Burying My Fears

I am going to be honest, I am terrified. I am terrified to be making the jump to the next level having been able to do very little training. I am nervous to be starting my season months from now when everyone else has several races under their belts and completed loads more training than I have. I am scared that I won't get my fitness back. I panic every morning before I get out of bed not knowing what the first few steps are going to feel like and if the stiffness and soreness in my knee is going to linger and I will practically be crippled after a day of rounding in the hospital. I go to bed each night with the worry that the little training I did was too much and I will be set back 3 weeks in my recovery. I worry that I will never fully heal and never feel normal again. But my biggest fear is that this whole ordeal of being out for so long is a sign that I made the wrong decision of deferring residency and putting my career in medicine on hold to pursue this pipe dream. 

It is a horrible feeling, one that on many nights leads to me just sitting on the couch partly out of despair and partly because I am so scared that if I do anything (outside of therapy) I am not going to get better. But this is no way to live, consumed by fear. I have been scared of a lot of other things in my life, such as starting college, going to medical school, doing an Ironman, and all have turned out to be great and meaningful experiences. I really had no reason to be afraid; this shouldn't be any different.
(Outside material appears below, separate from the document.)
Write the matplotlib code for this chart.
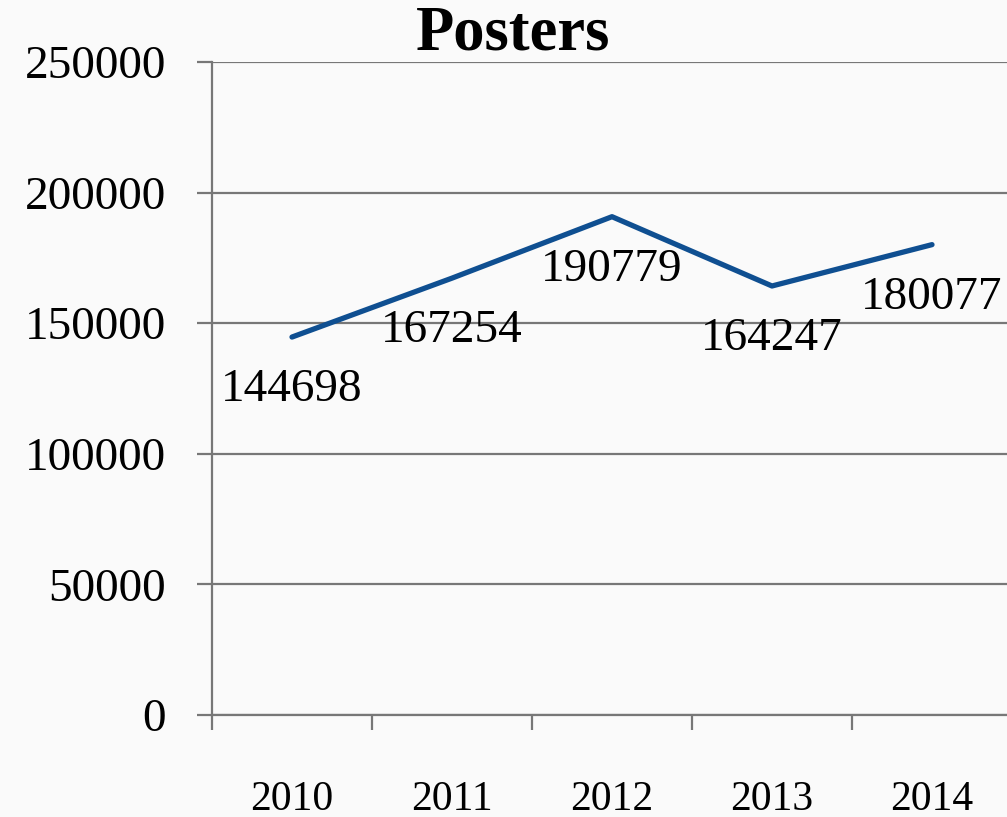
import matplotlib
matplotlib.use("Agg")
import matplotlib.pyplot as plt

years = ["2010", "2011", "2012", "2013", "2014"]
posters = [144698, 167254, 190779, 164247, 180077]
yticks = [0, 50000, 100000, 150000, 200000, 250000]

plt.rcParams['font.family'] = ['Liberation Serif', 'DejaVu Serif']

W, H = 1007, 817
fig = plt.figure(figsize=(W / 100, H / 100), dpi=100)
fig.patch.set_facecolor('#fafafa')

ax = fig.add_axes([212 / W, 1 - 715 / H, 800 / W, (715 - 62) / H])
ax.set_facecolor('#fafafa')

x = [i + 0.5 for i in range(len(years))]
ax.plot(x, posters, color='#0f4f91', linewidth=3.8, solid_capstyle='round', zorder=3)
for xi, v in zip(x, posters):
    ax.annotate(str(v), (xi, v), xytext=(0, -38), textcoords='offset points',
                ha='center', va='center', fontsize=34, color='black')

ax.set_xlim(0, len(years))
ax.set_ylim(0, 250000)
ax.set_yticks(yticks)
ax.set_yticklabels([str(t) for t in yticks], fontsize=34)
ax.set_xticks(range(len(years) + 1))
ax.set_xticklabels([])
ax.set_xticks(x, minor=True)
ax.set_xticklabels(years, minor=True, fontsize=30)

ax.grid(axis='y', color='#777777', linewidth=1.6)
ax.set_axisbelow(True)
for s in ['top', 'right']:
    ax.spines[s].set_visible(False)
for s in ['left', 'bottom']:
    ax.spines[s].set_color('#777777')
    ax.spines[s].set_linewidth(1.6)

ax.tick_params(axis='y', which='major', length=11, width=1.6, color='#777777', pad=22)
ax.tick_params(axis='x', which='major', length=11, width=1.6, color='#777777')
ax.tick_params(axis='x', which='minor', length=0, pad=47)

fig.text(513 / W, 1 - 35 / H, "Posters", ha='center', va='center',
         fontsize=45, fontweight='bold')

fig.savefig("out.png", dpi=100, facecolor=fig.get_facecolor())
The situation is far from ideal, I was supposed to have started up training the end of December at the latest. I won't bore you with the long story of what exactly happened, it is now April and 5 months is a long time. But what good does it do me to think about what should have happened, where I could be, and where I would be going had I had my way? I didn't have my way, it sucks (understatement), but there is no dwelling on that matter. Time only moves in one direction and I am going to follow. Slowly, but surely.
 

Chin up, eyes forward, blinders on. Counting my blessings that I am running again and adding biking back in as well. Instead of focusing on how far I have to go until I am in shape I am working on focusing on the process. The baby steps, however small they may be, eventually add up to hundreds of miles.
 

I will no doubt be physically stronger from all the time I have spent in the gym. I will also be stronger mentally having faced a great deal of adversity. Like I said before, there is a bright side of being injured it is just often clouded by a lot of negative emotions and grief

There is a lot that is to be determined, but I am making my comeback. To help keep me focused and goal-oriented I am tracking my training in my Believe Training Journal, created by World Class runners and girl-crush worthy Lauren Fleshman and  Roisin McGettigan. It is a simple way to follow my progress each week. The act of writing down even the smallest process goals makes them more concrete and gives them greater meaning. I am feeling confident that in just a few more page turns I will have come a long way.